The big theme of the day at AdAsia 2003 was the growing trend of global Indian brands (GIBs). Presentations by Reliance chairman Mukesh Ambani and Aditya Birla group CMD Kumar Mangalam Birla on the creation of a country strategy for Brand India only underscored the complementary micro development of the emergence of GIBs. It was also a day when home-grown Indian companies were highlighted. These included the AV Birla group, Reliance, Tata Consultancy Services (TCS) and Ranbaxy.

The tone for the emergence of GIBs was set by advertising guru Ian Batey, chairman emeritus, Batey Advertising, Singapore, who drew up a list of Indian brands and companies from across sectors which have the power and potential to become GIBs. While some picks were predictable, others were rank outsiders. Mr. Batey is best remembered as the creative guru who conceived the Singapore Girl campaign, which still remains an integral part of Singapore International Airlines' strategy.

This is how Batey placed his bets on potential global Indian brands: Infotech players like TCS, Wipro, Sankhya and Infosys would be able to eclipse western giants if they have global strategic plans in place. A surprise pick was ITC in the FMCG category, which he predicted could give HLL a run for its money in this business. Predictably, Ranbaxy, Mr. Batey added, is his serious choice to tap the $400-billion global pharma market. He also said that if Tata Tetley is able to have a more distinctive India link, it would be able to emerge a stronger brand. And in the biotechnology sector, AV Birla group and Reliance should be front-runners. Another brand that the marketing guru said holds potential is Old Monk.

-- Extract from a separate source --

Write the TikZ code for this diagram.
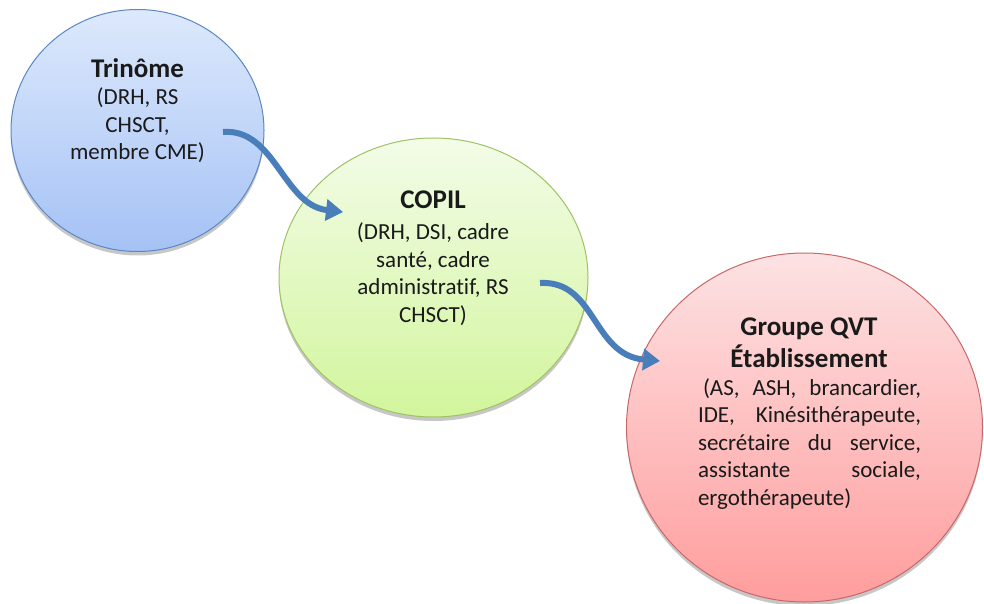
\documentclass[tikz,border=0pt]{standalone}
\usepackage{fontspec}
\setmainfont{Carlito}[Ligatures=NoCommon]
\usetikzlibrary{shapes.geometric,arrows.meta,shadows,calc}
\definecolor{bluetop}{HTML}{DDE9FC}
\definecolor{bluebot}{HTML}{A5C2F5}
\definecolor{blueline}{HTML}{5B87C5}
\definecolor{greentop}{HTML}{F3FCE8}
\definecolor{greenbot}{HTML}{D2F59C}
\definecolor{greenline}{HTML}{9FC262}
\definecolor{redtop}{HTML}{FDE2E3}
\definecolor{redbot}{HTML}{FF9D9D}
\definecolor{redline}{HTML}{C96767}
\definecolor{arrowblue}{HTML}{4A7EBB}
\definecolor{txt}{HTML}{1A1A1A}
\newcommand{\titlef}{\fontsize{27}{32}\selectfont\bfseries}
\newcommand{\bodyf}{\fontsize{23}{27.5}\selectfont}
\tikzset{
  bubble/.style={ellipse, inner sep=0pt, line width=1pt,
    drop shadow={shadow xshift=0pt, shadow yshift=-4pt, opacity=0.22, fill=black}},
  bluebubble/.style={bubble, draw=blueline, top color=bluetop, bottom color=bluebot},
  greenbubble/.style={bubble, draw=greenline, top color=greentop, bottom color=greenbot},
  redbubble/.style={bubble, draw=redline, top color=redtop, bottom color=redbot},
  label/.style={inner sep=0pt, text=txt, align=center, font=\bodyf},
  flow/.style={draw=arrowblue, line width=6pt, -{Triangle[length=17pt,width=21pt]}}
}
\begin{document}
\begin{tikzpicture}[x=1pt,y=-1pt]
\useasboundingbox (0,0) rectangle (984,604);
\node[bluebubble, minimum width=253pt, minimum height=242pt] (trinome) at (137.5,130.5) {};
\node[greenbubble, minimum width=309pt, minimum height=279pt] (copil) at (433.5,277.5) {};
\node[redbubble, minimum width=356pt, minimum height=349pt] (groupe) at (804.5,427.5) {};

\node[label, anchor=base] (ttrinome) at (137.5,160) {{\titlef Trinôme}\\(DRH, RS\\CHSCT,\\membre CME)};
\node[label, anchor=base] (tcopil) at (433,322) {{\titlef COPIL}\\[4pt](DRH, DSI, cadre\\santé, cadre\\administratif, RS\\CHSCT)};
\node[label, anchor=base, font=\titlef] (tgroupe) at (809,367) {Groupe QVT\\Établissement};
\node[label, anchor=base, text width=223pt, align=justify] (bgroupe) at (809.5,395)
  {\hspace*{5pt}(AS, ASH, brancardier,\linebreak IDE, Kinésithérapeute,\linebreak secrétaire du service,\linebreak assistante sociale,\linebreak ergothérapeute)};

\coordinate (a1s) at ($(trinome.center)+(85.5,1.5)$);
\coordinate (a1e) at ($(copil.center)+(-90.5,-65.5)$);
\coordinate (a2s) at ($(copil.center)+(106.5,5.5)$);
\coordinate (a2e) at ($(groupe.center)+(-144.5,-66.5)$);
\draw[flow] (a1s) .. controls (275,128) and (283,205) .. (a1e);
\draw[flow] (a2s) .. controls (596,280) and (592,355) .. (a2e);
\end{tikzpicture}
\end{document}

The global booze business is worth about $550 billion and if Old Monk's brand strengths of toughness can be honed further, it could take on the mighty Bacardi in international markets. Surprisingly, the Nutrine brand in the confectionery segment was picked for its toughness, resilience and strong indigenous research and development capabilities. In the textile segment, BE from Raymond's was one that he felt which could put India on the global textile fashion map.

He added, "there is need to move well ahead of China by adding more value to the 'made-in-India' label."

When the farmer co-operatives created the AMBO brand for Alphonso mangoes, he said that there was a huge opportunity to expand its export sales by a conservative 1,000 per cent from the current levels. Finally, he also added that given the high creative standards of advertising and communications in India, there could well emerge an Indian-owned advertising conglomerate that spans across the world.

If Batey's predictions set the tone, India CEOs and advertising gurus only concurred. Said Mr. Birla: "There is a strong trend that is emerging steadily. Many Indian brands have already entered the Asian countries and are doing well there." Added Thomas Verghese, executive president (marketing), Grasim Industries: "Our group's flagship brand Grasim is now present in 18 countries." Ad veteran Ashok Kurien, managing director of Publicis Ambience, said, "five years ago, the scene was different. Now more than ten Indian brands in different sectors are doing well in foreign countries. For instance, Zee television channel has presence in 87 countries across the globe."

Added Shekhar Bajaj, chairman and managing director, Bajaj Electricals, "it will be a slow process, but there's no doubt that Indian brands have already taken on MNCs." Summed up Vikram Kirloskar, vice-chairman, Toyota Kirloskar Motor Ltd: "I think if the brands offer good value for the money consumers pay, they'll perform well anywhere across the globe."